(Plotting code records)
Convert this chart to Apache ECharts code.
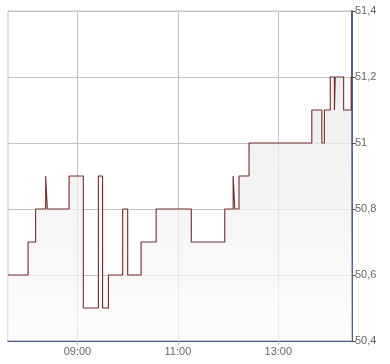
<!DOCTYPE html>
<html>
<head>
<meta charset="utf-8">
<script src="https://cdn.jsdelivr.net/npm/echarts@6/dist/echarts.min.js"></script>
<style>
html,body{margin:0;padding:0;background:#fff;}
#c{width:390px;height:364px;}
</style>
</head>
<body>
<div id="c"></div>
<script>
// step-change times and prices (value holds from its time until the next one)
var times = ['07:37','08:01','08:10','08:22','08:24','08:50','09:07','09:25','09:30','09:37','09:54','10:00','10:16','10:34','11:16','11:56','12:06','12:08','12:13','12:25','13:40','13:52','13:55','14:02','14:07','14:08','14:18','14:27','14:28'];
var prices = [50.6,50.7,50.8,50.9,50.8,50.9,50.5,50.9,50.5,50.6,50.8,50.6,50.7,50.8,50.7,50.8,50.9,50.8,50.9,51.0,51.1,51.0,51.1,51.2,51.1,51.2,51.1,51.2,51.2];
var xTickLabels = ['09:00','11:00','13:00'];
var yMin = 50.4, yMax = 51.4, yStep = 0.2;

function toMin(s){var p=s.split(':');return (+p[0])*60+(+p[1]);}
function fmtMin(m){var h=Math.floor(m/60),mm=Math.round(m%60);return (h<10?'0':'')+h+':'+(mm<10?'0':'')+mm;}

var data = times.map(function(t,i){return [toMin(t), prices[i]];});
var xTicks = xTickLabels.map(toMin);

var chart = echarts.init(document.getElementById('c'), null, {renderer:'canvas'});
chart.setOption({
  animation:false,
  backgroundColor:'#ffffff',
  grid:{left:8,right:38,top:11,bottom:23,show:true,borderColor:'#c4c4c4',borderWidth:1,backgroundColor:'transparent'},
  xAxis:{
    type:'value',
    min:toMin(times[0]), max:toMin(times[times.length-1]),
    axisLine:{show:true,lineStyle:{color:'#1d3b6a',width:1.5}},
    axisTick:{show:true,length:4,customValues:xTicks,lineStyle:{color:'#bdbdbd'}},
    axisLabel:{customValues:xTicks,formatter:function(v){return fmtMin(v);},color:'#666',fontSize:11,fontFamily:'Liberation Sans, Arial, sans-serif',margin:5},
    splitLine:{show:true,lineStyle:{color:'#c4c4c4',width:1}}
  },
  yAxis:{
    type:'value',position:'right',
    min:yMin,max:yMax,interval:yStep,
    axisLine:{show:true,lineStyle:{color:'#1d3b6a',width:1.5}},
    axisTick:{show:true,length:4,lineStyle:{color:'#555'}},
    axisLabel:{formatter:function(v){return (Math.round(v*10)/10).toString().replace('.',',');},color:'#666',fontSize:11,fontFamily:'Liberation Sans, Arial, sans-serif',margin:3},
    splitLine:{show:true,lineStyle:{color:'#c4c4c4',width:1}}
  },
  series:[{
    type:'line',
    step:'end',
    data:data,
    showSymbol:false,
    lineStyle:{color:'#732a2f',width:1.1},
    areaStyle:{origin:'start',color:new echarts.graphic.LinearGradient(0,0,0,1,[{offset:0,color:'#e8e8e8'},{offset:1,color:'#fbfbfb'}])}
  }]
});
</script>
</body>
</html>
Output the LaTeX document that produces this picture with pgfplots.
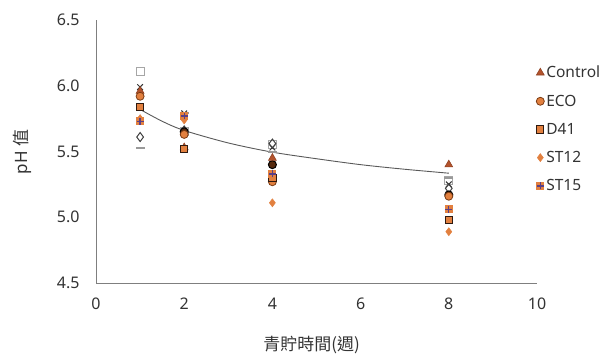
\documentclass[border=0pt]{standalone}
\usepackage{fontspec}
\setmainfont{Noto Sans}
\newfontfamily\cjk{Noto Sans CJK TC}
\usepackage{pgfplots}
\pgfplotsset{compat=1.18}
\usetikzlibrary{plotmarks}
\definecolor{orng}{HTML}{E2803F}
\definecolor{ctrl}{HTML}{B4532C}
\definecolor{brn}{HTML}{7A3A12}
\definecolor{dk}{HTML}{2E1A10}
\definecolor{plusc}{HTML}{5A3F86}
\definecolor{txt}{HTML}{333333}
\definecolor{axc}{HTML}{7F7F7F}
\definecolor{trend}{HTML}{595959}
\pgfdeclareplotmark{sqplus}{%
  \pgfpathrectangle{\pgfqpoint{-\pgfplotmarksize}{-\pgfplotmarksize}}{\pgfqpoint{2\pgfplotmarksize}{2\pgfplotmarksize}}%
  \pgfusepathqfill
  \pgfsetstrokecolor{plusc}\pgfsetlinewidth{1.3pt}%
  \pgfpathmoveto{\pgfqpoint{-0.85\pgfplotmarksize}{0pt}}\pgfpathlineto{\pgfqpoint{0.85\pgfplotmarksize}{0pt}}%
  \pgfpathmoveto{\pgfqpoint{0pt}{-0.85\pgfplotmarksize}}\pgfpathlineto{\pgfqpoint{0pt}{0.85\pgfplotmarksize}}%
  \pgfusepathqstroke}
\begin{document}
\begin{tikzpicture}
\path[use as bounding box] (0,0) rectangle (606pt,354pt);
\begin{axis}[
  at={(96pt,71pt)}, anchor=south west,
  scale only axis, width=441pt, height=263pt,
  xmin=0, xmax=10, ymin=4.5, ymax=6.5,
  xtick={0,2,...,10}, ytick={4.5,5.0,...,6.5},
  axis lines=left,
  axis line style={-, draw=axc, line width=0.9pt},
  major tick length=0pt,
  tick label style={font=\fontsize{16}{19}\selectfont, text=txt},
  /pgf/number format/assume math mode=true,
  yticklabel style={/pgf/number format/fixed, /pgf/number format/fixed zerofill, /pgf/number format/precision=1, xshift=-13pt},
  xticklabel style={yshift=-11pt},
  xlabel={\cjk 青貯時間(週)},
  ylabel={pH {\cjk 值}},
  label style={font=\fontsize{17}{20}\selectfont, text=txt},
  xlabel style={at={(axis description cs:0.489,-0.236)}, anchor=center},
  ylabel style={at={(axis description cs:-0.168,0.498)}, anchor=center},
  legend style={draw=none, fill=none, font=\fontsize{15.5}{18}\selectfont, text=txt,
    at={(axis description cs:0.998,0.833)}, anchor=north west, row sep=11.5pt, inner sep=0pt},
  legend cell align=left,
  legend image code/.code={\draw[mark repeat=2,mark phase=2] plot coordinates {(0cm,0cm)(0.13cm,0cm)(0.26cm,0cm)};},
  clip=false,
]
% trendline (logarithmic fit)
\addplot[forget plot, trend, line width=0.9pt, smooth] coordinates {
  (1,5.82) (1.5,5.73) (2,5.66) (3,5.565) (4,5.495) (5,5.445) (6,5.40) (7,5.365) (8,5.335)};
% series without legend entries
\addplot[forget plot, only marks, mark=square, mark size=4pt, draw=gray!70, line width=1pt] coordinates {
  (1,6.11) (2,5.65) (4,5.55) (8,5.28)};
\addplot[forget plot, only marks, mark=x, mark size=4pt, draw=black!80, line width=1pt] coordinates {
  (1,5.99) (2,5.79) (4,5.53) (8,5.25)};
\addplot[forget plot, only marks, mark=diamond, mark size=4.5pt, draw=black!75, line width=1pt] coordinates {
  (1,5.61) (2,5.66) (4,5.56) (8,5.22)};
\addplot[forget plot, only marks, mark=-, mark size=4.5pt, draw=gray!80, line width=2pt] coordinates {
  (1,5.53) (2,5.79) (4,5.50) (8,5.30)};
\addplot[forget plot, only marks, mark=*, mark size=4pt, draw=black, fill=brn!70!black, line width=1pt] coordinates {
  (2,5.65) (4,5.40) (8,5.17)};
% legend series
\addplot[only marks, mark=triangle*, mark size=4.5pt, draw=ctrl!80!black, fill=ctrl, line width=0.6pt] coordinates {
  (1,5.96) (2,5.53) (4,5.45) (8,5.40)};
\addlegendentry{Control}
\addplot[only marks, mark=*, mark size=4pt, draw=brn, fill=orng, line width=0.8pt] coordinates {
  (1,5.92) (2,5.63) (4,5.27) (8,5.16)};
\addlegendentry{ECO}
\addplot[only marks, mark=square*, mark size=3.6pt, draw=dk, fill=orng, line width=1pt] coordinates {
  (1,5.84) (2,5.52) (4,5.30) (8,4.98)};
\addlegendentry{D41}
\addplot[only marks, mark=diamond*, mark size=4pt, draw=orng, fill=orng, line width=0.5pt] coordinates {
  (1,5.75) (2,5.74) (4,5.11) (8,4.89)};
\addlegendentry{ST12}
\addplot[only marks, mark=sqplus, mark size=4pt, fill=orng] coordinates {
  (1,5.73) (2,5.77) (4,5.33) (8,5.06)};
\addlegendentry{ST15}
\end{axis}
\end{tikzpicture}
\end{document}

**Requirements:**
The required output is the exact run of lines from the start of the records through the line containing "var xTicks = xTickLabels.map(toMin);", both ends included, with no pictures.

**Complete response:**
Convert this chart to Apache ECharts code.
<!DOCTYPE html>
<html>
<head>
<meta charset="utf-8">
<script src="https://cdn.jsdelivr.net/npm/echarts@6/dist/echarts.min.js"></script>
<style>
html,body{margin:0;padding:0;background:#fff;}
#c{width:390px;height:364px;}
</style>
</head>
<body>
<div id="c"></div>
<script>
// step-change times and prices (value holds from its time until the next one)
var times = ['07:37','08:01','08:10','08:22','08:24','08:50','09:07','09:25','09:30','09:37','09:54','10:00','10:16','10:34','11:16','11:56','12:06','12:08','12:13','12:25','13:40','13:52','13:55','14:02','14:07','14:08','14:18','14:27','14:28'];
var prices = [50.6,50.7,50.8,50.9,50.8,50.9,50.5,50.9,50.5,50.6,50.8,50.6,50.7,50.8,50.7,50.8,50.9,50.8,50.9,51.0,51.1,51.0,51.1,51.2,51.1,51.2,51.1,51.2,51.2];
var xTickLabels = ['09:00','11:00','13:00'];
var yMin = 50.4, yMax = 51.4, yStep = 0.2;

function toMin(s){var p=s.split(':');return (+p[0])*60+(+p[1]);}
function fmtMin(m){var h=Math.floor(m/60),mm=Math.round(m%60);return (h<10?'0':'')+h+':'+(mm<10?'0':'')+mm;}

var data = times.map(function(t,i){return [toMin(t), prices[i]];});
var xTicks = xTickLabels.map(toMin);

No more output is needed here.